▸ **RAW DATA**
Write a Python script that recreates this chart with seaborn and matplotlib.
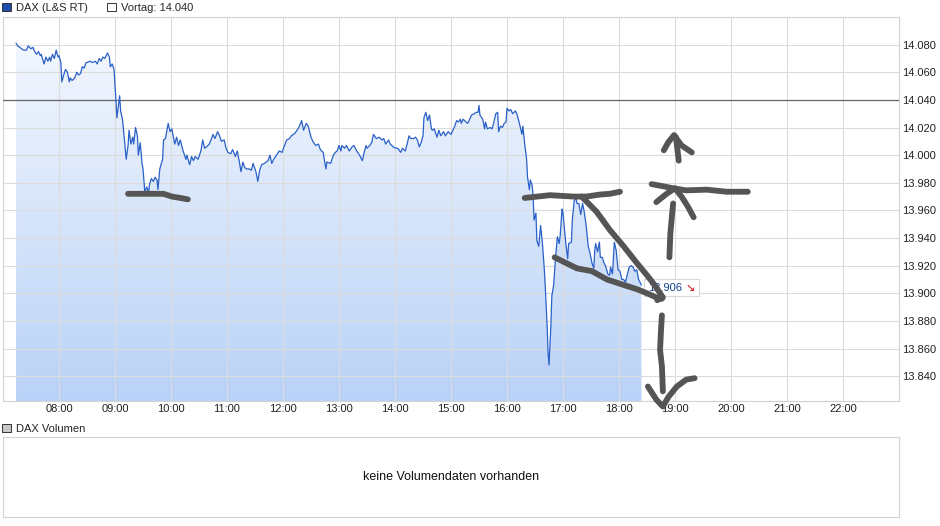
import numpy as np
import pandas as pd
import matplotlib
matplotlib.use("Agg")
import matplotlib.pyplot as plt
import seaborn as sns
from matplotlib.colors import LinearSegmentedColormap
from matplotlib.patches import Patch
from matplotlib.offsetbox import TextArea, HPacker, AnnotationBbox

# ─── DATA ────────────────────────────────────────────────────
times = [
    "07:14", "07:16", "07:22", "07:25", "07:27", "07:30", "07:32", "07:34", "07:36", "07:38",
    "07:40", "07:41", "07:44", "07:46", "07:48", "07:50", "07:51", "07:53", "07:55", "07:57",
    "07:59", "08:00", "08:02", "08:03", "08:05", "08:07", "08:09", "08:11", "08:12", "08:14",
    "08:17", "08:19", "08:21", "08:23", "08:25", "08:27", "08:29", "08:30", "08:33", "08:36",
    "08:39", "08:41", "08:43", "08:45", "08:47", "08:49", "08:52", "08:54", "08:55", "08:57",
    "08:59", "09:00", "09:01", "09:02", "09:04", "09:05", "09:06", "09:08", "09:10", "09:12",
    "09:14", "09:15", "09:17", "09:19", "09:20", "09:22", "09:24", "09:25", "09:27", "09:29",
    "09:30", "09:32", "09:34", "09:36", "09:37", "09:39", "09:41", "09:43", "09:45", "09:46",
    "09:48", "09:51", "09:52", "09:54", "09:57", "09:59", "10:01", "10:02", "10:04", "10:06",
    "10:08", "10:10", "10:11", "10:13", "10:16", "10:17", "10:20", "10:22", "10:24", "10:26",
    "10:29", "10:32", "10:34", "10:36", "10:38", "10:41", "10:44", "10:45", "10:47", "10:50",
    "10:52", "10:54", "10:57", "10:59", "11:01", "11:04", "11:06", "11:09", "11:11", "11:13",
    "11:15", "11:17", "11:19", "11:21", "11:24", "11:26", "11:28", "11:31", "11:33", "11:35",
    "11:37", "11:40", "11:42", "11:44", "11:46", "11:48", "11:50", "11:53", "11:56", "11:59",
    "12:01", "12:04", "12:07", "12:09", "12:13", "12:15", "12:17", "12:20", "12:22", "12:25",
    "12:27", "12:30", "12:32", "12:35", "12:38", "12:40", "12:43", "12:46", "12:47", "12:51",
    "12:54", "12:56", "12:58", "13:00", "13:02", "13:03", "13:06", "13:08", "13:11", "13:14",
    "13:16", "13:19", "13:22", "13:25", "13:27", "13:29", "13:30", "13:33", "13:35", "13:37",
    "13:40", "13:43", "13:46", "13:48", "13:50", "13:53", "13:55", "13:58", "14:01", "14:03",
    "14:06", "14:08", "14:11", "14:13", "14:15", "14:17", "14:20", "14:22", "14:24", "14:26",
    "14:28", "14:30", "14:31", "14:33", "14:35", "14:37", "14:39", "14:40", "14:42", "14:45",
    "14:47", "14:49", "14:52", "14:54", "14:57", "15:00", "15:02", "15:04", "15:06", "15:08",
    "15:10", "15:11", "15:13", "15:16", "15:18", "15:20", "15:22", "15:25", "15:27", "15:29",
    "15:30", "15:31", "15:34", "15:36", "15:37", "15:39", "15:42", "15:44", "15:46", "15:48",
    "15:50", "15:51", "15:53", "15:55", "15:57", "15:59", "16:00", "16:02", "16:04", "16:06",
    "16:09", "16:11", "16:14", "16:16", "16:17", "16:19", "16:21", "16:22", "16:24", "16:25",
    "16:27", "16:28", "16:29", "16:31", "16:32", "16:34", "16:36", "16:38", "16:40", "16:41",
    "16:43", "16:44", "16:45", "16:47", "16:48", "16:50", "16:52", "16:54", "16:56", "16:57",
    "16:59", "17:00", "17:03", "17:05", "17:06", "17:09", "17:10", "17:12", "17:14", "17:15",
    "17:17", "17:19", "17:21", "17:23", "17:25", "17:27", "17:29", "17:31", "17:33", "17:34",
    "17:35", "17:37", "17:39", "17:40", "17:42", "17:44", "17:46", "17:48", "17:50", "17:51",
    "17:53", "17:55", "17:57", "17:59", "18:01", "18:03", "18:05", "18:07", "18:09", "18:11",
    "18:13", "18:15", "18:17", "18:19", "18:21", "18:24",
]
prices = [
    14081, 14079, 14076, 14076, 14079, 14077, 14078, 14075, 14073, 14075,
    14072, 14073, 14066, 14071, 14068, 14071, 14068, 14073, 14070, 14076,
    14071, 14072, 14067, 14053, 14058, 14062, 14060, 14053, 14056, 14054,
    14056, 14060, 14058, 14059, 14064, 14063, 14067, 14067, 14068, 14067,
    14068, 14066, 14070, 14068, 14071, 14070, 14074, 14071, 14064, 14066,
    14062, 14050, 14040, 14027, 14038, 14043, 14032, 14026, 14012, 13997,
    14007, 14018, 14008, 14013, 14008, 14020, 14014, 14000, 14009, 13994,
    13990, 13973, 13977, 13973, 13979, 13983, 13981, 13984, 13982, 13975,
    13990, 13997, 14011, 14012, 14023, 14017, 14019, 14015, 14008, 14013,
    14007, 14011, 14008, 14003, 13997, 14000, 13993, 13999, 13996, 13999,
    13997, 14003, 14011, 14005, 14006, 14008, 14013, 14015, 14012, 14017,
    14014, 14010, 14011, 14005, 14002, 14001, 14004, 13999, 14003, 13996,
    13988, 13995, 13991, 13990, 13990, 13989, 13994, 13988, 13981, 13989,
    13993, 13994, 13995, 13996, 14000, 13994, 13997, 14000, 14003, 14002,
    14006, 14011, 14012, 14014, 14016, 14018, 14020, 14025, 14018, 14023,
    14021, 14013, 14010, 14007, 14008, 14004, 14002, 13990, 13995, 13994,
    14000, 14002, 14003, 14007, 14003, 14007, 14005, 14007, 14003, 14006,
    14007, 14003, 14000, 13996, 14002, 14007, 14005, 14007, 14009, 14015,
    14012, 14013, 14011, 14012, 14008, 14011, 14008, 14006, 14005, 14005,
    14002, 14005, 14003, 14008, 14014, 14012, 14012, 14013, 14011, 14006,
    14009, 14014, 14027, 14031, 14025, 14029, 14019, 14018, 14019, 14013,
    14018, 14014, 14017, 14014, 14017, 14015, 14018, 14021, 14025, 14024,
    14026, 14023, 14026, 14024, 14023, 14026, 14029, 14030, 14031, 14031,
    14036, 14029, 14026, 14019, 14024, 14019, 14020, 14019, 14024, 14030,
    14031, 14017, 14021, 14020, 14023, 14024, 14034, 14032, 14033, 14030,
    14032, 14029, 14021, 14015, 14021, 14008, 13997, 13984, 13975, 13982,
    13978, 13970, 13953, 13958, 13938, 13934, 13949, 13936, 13917, 13905,
    13876, 13857, 13848, 13876, 13898, 13906, 13926, 13941, 13936, 13942,
    13961, 13958, 13936, 13925, 13936, 13937, 13953, 13967, 13969, 13965,
    13965, 13957, 13965, 13958, 13948, 13934, 13929, 13922, 13918, 13931,
    13936, 13930, 13937, 13926, 13926, 13922, 13919, 13914, 13913, 13919,
    13914, 13937, 13931, 13917, 13916, 13910, 13910, 13908, 13914, 13919,
    13920, 13919, 13916, 13917, 13910, 13906,
]
prev_close = 14040
y_ticks = [13840, 13860, 13880, 13900, 13920, 13940, 13960, 13980, 14000, 14020, 14040, 14060, 14080]
x_ticks = ["08:00", "09:00", "10:00", "11:00", "12:00", "13:00", "14:00",
           "15:00", "16:00", "17:00", "18:00", "19:00", "20:00", "21:00", "22:00"]

# hand-drawn marker strokes (time, price)
mark_left = [("09:14", 13972), ("09:34", 13972), ("09:52", 13972), ("10:01", 13970),
             ("10:10", 13969), ("10:18", 13968)]
mark_top = [("16:19", 13969), ("16:46", 13971), ("17:11", 13970), ("17:25", 13970),
            ("17:40", 13971.5), ("17:50", 13972), ("18:01", 13973.5)]
mark_falling = [("17:20", 13970), ("17:36", 13959), ("17:50", 13946), ("18:05", 13934),
                ("18:19", 13922), ("18:30", 13913), ("18:37", 13907), ("18:44", 13900),
                ("18:47", 13897), ("18:41", 13895)]
mark_lower = [("16:51", 13926), ("17:15", 13918), ("17:31", 13916), ("17:47", 13910),
              ("18:05", 13906), ("18:19", 13903), ("18:30", 13900), ("18:40", 13897),
              ("18:46", 13896)]
mark_down_shaft = [("18:46", 13884), ("18:45", 13873.5), ("18:44", 13859), ("18:46", 13847),
                   ("18:47", 13829)]
mark_down_head = [("18:31", 13832.5), ("18:40", 13823), ("18:47", 13818), ("18:53", 13825),
                  ("19:02", 13832.5), ("19:12", 13837.5), ("19:21", 13838.5)]
mark_up_shaft = [("18:54", 13926), ("18:55", 13943), ("18:56", 13950.5), ("18:57", 13958),
                 ("18:58", 13965)]
mark_level = [("18:35", 13979), ("18:47", 13977.5), ("18:58", 13976), ("19:12", 13974.5),
              ("19:34", 13975), ("19:55", 13973.5), ("20:18", 13973.5)]
mark_up_head = [("18:40", 13966), ("18:51", 13972), ("19:00", 13976), ("19:07", 13970),
                ("19:14", 13962.5), ("19:20", 13955)]
mark_top_shaft = [("19:04", 13996), ("19:01", 14013)]
mark_top_head = [("18:48", 14003.5), ("18:53", 14009.5), ("18:59", 14014.5), ("19:07", 14007),
                 ("19:18", 14002)]


def to_hours(s):
    h, m = s.split(":")
    return int(h) + int(m) / 60


df = pd.DataFrame({"time": [to_hours(t) for t in times], "price": prices})
strokes = [mark_left, mark_top, mark_falling, mark_lower, mark_down_shaft, mark_down_head,
           mark_up_shaft, mark_level, mark_up_head, mark_top_shaft, mark_top_head]

# ─── STYLE ───────────────────────────────────────────────────
sns.set_style("white")
plt.rcParams["font.family"] = ["Liberation Sans", "DejaVu Sans"]

line_color = "#2a61c8"
grid_color = "#dcdcdc"
frame_color = "#d2d2d2"
y_min, y_max = 13822, 14100
x_min, x_max = 7.0, 23.0

fig = plt.figure(figsize=(9.4, 5.26), dpi=100)
ax = fig.add_axes([3 / 940, 125 / 526, 896 / 940, 384 / 526])
vax = fig.add_axes([3 / 940, 9 / 526, 896 / 940, 80 / 526])

# ─── PRICE CHART ─────────────────────────────────────────────
# gradient area under the line
area = ax.fill_between(df["time"], df["price"], y_min, color="none", linewidth=0)
cmap = LinearSegmentedColormap.from_list("area", ["#f7f9fe", "#b9d2f7"])
grad = np.linspace(0, 1, 256).reshape(-1, 1)
img = ax.imshow(grad, extent=[x_min, x_max, y_min, y_max], origin="upper",
                aspect="auto", cmap=cmap, zorder=0.3)
img.set_clip_path(area.get_paths()[0], transform=ax.transData)

sns.lineplot(data=df, x="time", y="price", ax=ax, color=line_color, linewidth=0.9,
             estimator=None, sort=False, zorder=3)

# grid sits above the area (axis zorder 2.5), Vortag line above the grid
ax.axhline(prev_close, color="#666666", linewidth=0.9, zorder=2.8)

for stroke in strokes:
    sx = [to_hours(t) for t, _ in stroke]
    sy = [v for _, v in stroke]
    ax.plot(sx, sy, color="#555555", linewidth=4.2, solid_capstyle="round",
            solid_joinstyle="round", zorder=6, clip_on=False)

ax.set_xlim(x_min, x_max)
ax.set_ylim(y_min, y_max)
ax.set_xticks([to_hours(t) for t in x_ticks])
ax.set_xticklabels(x_ticks)
ax.set_yticks(y_ticks)
ax.set_yticklabels([f"{v:,.0f}".replace(",", ".") for v in y_ticks])
ax.yaxis.tick_right()
ax.tick_params(axis="both", length=0, labelsize=8, labelcolor="#222222")
ax.tick_params(axis="x", pad=2)
ax.tick_params(axis="y", pad=2.5)
ax.grid(True, color=grid_color, linewidth=0.8)
ax.set_axisbelow(False)
ax.set_xlabel("")
ax.set_ylabel("")
for sp in ax.spines.values():
    sp.set_color(frame_color)
    sp.set_linewidth(0.8)

# last price label
last_t, last_v = df["time"].iloc[-1], df["price"].iloc[-1]
label = HPacker(children=[
    TextArea(f"{last_v:,.0f}".replace(",", "."), textprops=dict(color="#123f8f", fontsize=8)),
    TextArea("\u2198", textprops=dict(color="#e00000", fontsize=8, family="DejaVu Sans")),
], sep=3, align="center")
ab = AnnotationBbox(label, (last_t, last_v), xybox=(4.5, -2), xycoords="data",
                    boxcoords="offset points", box_alignment=(0, 0.5), frameon=True,
                    pad=0.25, zorder=5,
                    bboxprops=dict(edgecolor="#d8d8d8", facecolor="white", linewidth=0.8))
ax.add_artist(ab)

fig.legend(handles=[Patch(facecolor="#1d4fae", edgecolor="#333333", linewidth=0.7),
                    Patch(facecolor="white", edgecolor="#333333", linewidth=0.7)],
           labels=["DAX (L&S RT)", "Vortag: 14.040"], ncol=2, loc="upper left",
           bbox_to_anchor=(0.0, 0.999), frameon=False, fontsize=8, handlelength=0.75,
           handleheight=0.75, handletextpad=0.45, columnspacing=1.8, borderpad=0.2,
           borderaxespad=0)

# ─── VOLUME PANEL ────────────────────────────────────────────
vax.set_xticks([])
vax.set_yticks([])
for sp in vax.spines.values():
    sp.set_color(frame_color)
    sp.set_linewidth(0.8)
vax.text(0.5, 0.5, "keine Volumendaten vorhanden", transform=vax.transAxes,
         ha="center", va="center", fontsize=9, color="#111111")
fig.legend(handles=[Patch(facecolor="#c8c8c8", edgecolor="#333333", linewidth=0.7)],
           labels=["DAX Volumen"], loc="upper left", bbox_to_anchor=(0.0, 104 / 526),
           frameon=False, fontsize=8, handlelength=0.75, handleheight=0.75,
           handletextpad=0.45, borderpad=0.2, borderaxespad=0)

fig.savefig("out.png", dpi=100)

▸ **AIM**
Please extract exactly the lines of the data, from the first through the line containing "from matplotlib.offsetbox import", and add no pictures to the copy.

▸ **COMPLETE OUTPUT**
Write a Python script that recreates this chart with seaborn and matplotlib.
import numpy as np
import pandas as pd
import matplotlib
matplotlib.use("Agg")
import matplotlib.pyplot as plt
import seaborn as sns
from matplotlib.colors import LinearSegmentedColormap
from matplotlib.patches import Patch
from matplotlib.offsetbox import TextArea, HPacker, AnnotationBbox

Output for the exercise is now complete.